Question

The function $ f:N \to N $ (N is set of natural numbers defined by $ f(n) = 2n + 3 $ is
(A) Surjective only
(B) Injective only
(C) Bijective
(D) Neither one - one nor onto

Answer 1

Hint: To check one – one function we first let f(x) = f(y) and then simplify it if it ends with x = y then called one-one other not one-one. To check onto, we take a given function equal to y and then solve n, if there exist any value of y for which we can’t find any value of ‘n’ on $ N \to N $ . Then we can say that function is not onto.

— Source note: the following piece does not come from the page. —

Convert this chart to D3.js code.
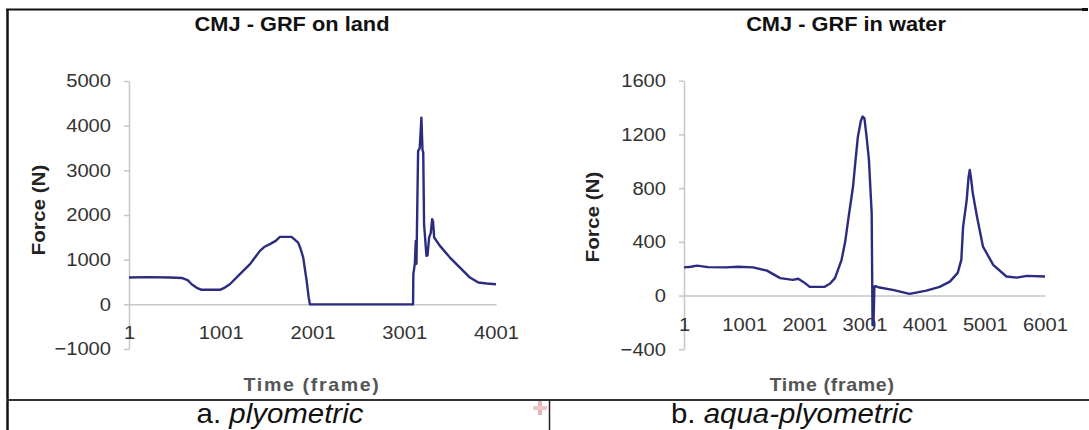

Complete step-by-step answer:
Given function is $ f(n) = 2n + 3 $ . It is also given that the function is defined on $ N \to N $ , where N stands for Natural number.
For one – one function we let
 $
  f(x) = f(y) \\
   \Rightarrow 2x + 3 = 2y + 3 \\
   \Rightarrow 2x = 2y \\
   \Rightarrow x = y \\
  $
From above we see that for f(x) = f(y) we have x = y
Therefore, we can say that a given function is one – one or se say Injective.
Now, we will discuss whether given function is onto or not
For this we let f (n) = y
 $
   \Rightarrow y = 2n + 3 \\
   \Rightarrow y - 3 = 2n \\
   \Rightarrow n = \dfrac{{y - 3}}{2} \\
  $
From above we see that for y =1 there does not exist any value of $ n \in N $ .
Therefore, from above we can say that given function $ f(n) = 2n + 3 $ is not onto or we can say that function is not Surjective.
Hence, from above we see that the given function $ f(n) = 2n + 3 $ defined on $ N \to N $ only one-one but not onto.
Therefore from given four options, option (B) is the correct option.

So, the correct answer is “Option B”.

Note: While doing this type of problem we must be careful regarding which given function is defined on which system like N (natural number), W (whole numbers), I (integers) etc. As, the same problem leads to different answers due to the given system of function.